Abstract: We consider the problem of accurately localizing $N$ unmanned aerial vehicles (UAV) in 3D space where the UAVs are part of a swarm and communicate with each other through orthogonal time-frequency space (OTFS) modulated signals. The OTFS communication system operates in the delay-Doppler domain and can simultaneously provide range and velocity information about the scatterers in the channels at no additional cost. Each receiving UAV estimates the multipath wireless channel on each link formed by the line-of-sight (LoS) transmission and by the single reflections from the remaining $N-2$ UAVs. The estimated channel delay profiles are communicated to an edge server to estimate the location and velocity of the UAVs from the relative echo delay (RED) measurements between the LoS and the non-LoS paths.
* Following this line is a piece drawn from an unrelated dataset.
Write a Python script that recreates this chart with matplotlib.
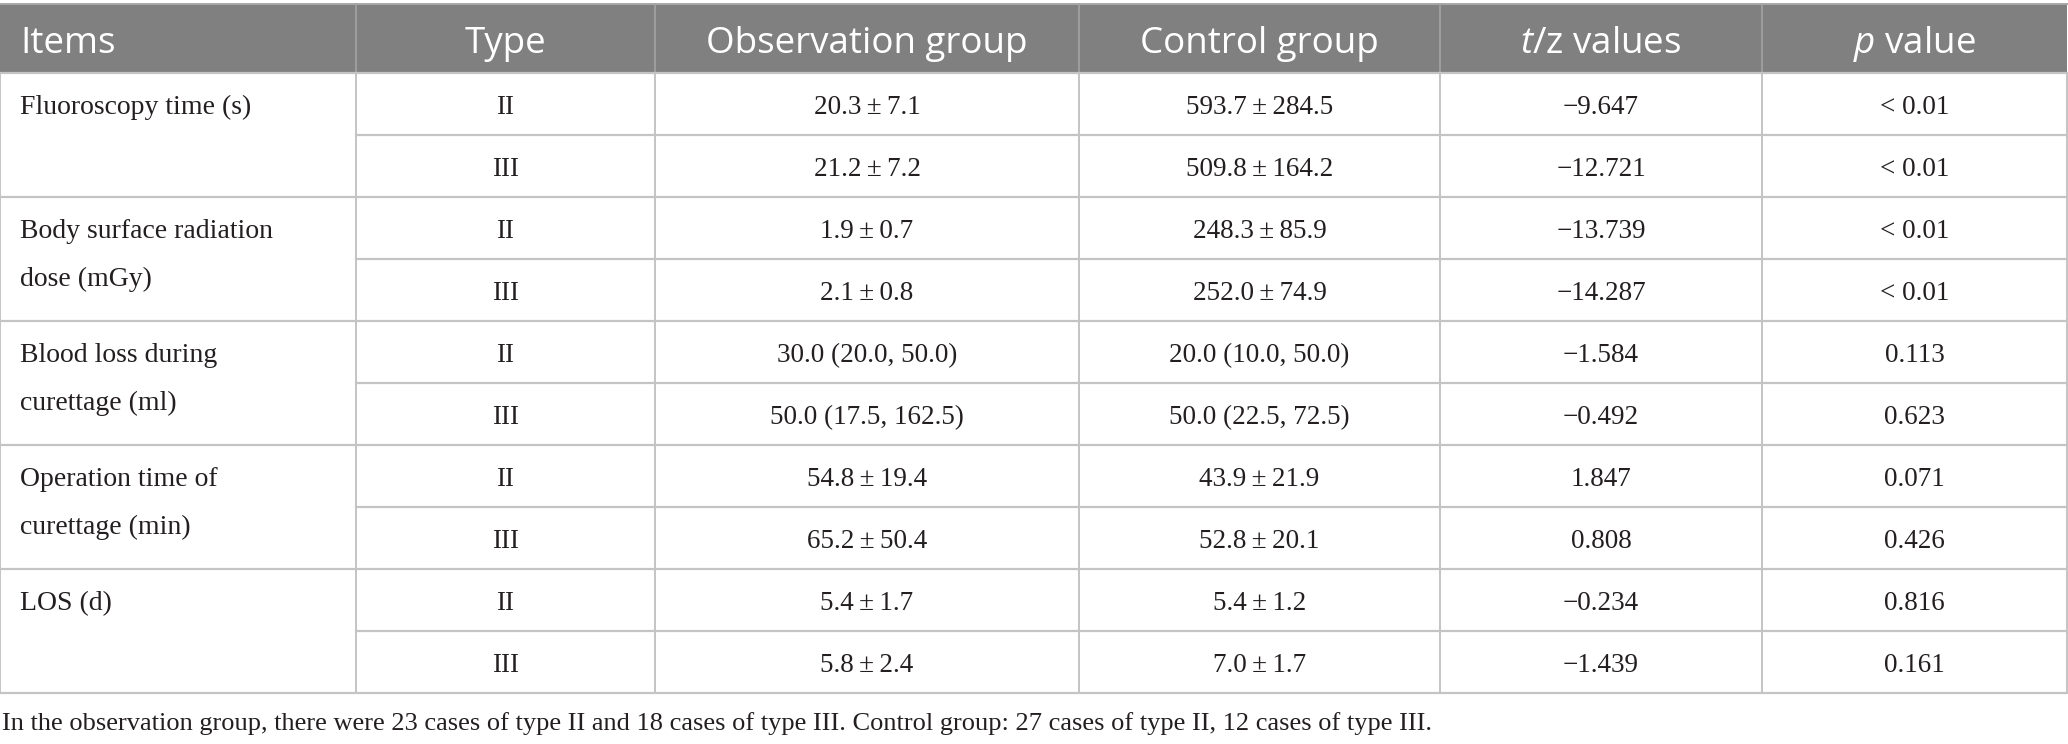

To accurately obtain such estimations, we propose a solution called Turbo Iterative Positioning (TIP), initialized by a belief-propagation approach. Enabling a full cold start (no prior knowledge of initial positions), the belief propagation first provides a map associating each echo to a reflecting UAV. The localization of the $N$ UAVs is then derived by iteratively alternating a gradient descent optimization and a refinement of the association maps between UAVs and echos. Given that the OTFS receivers also acquire the Doppler shifts of each path, the UAV's velocities can be sensed jointly with communication. Our numerical results, obtained also using real-world traces, show how the multipath links are beneficial to achieving very accurate position and velocity for all UAVs, even with a limited delay-Doppler resolution. The robustness of our scheme is proven by its performance approaching the Cramer-Rao bound.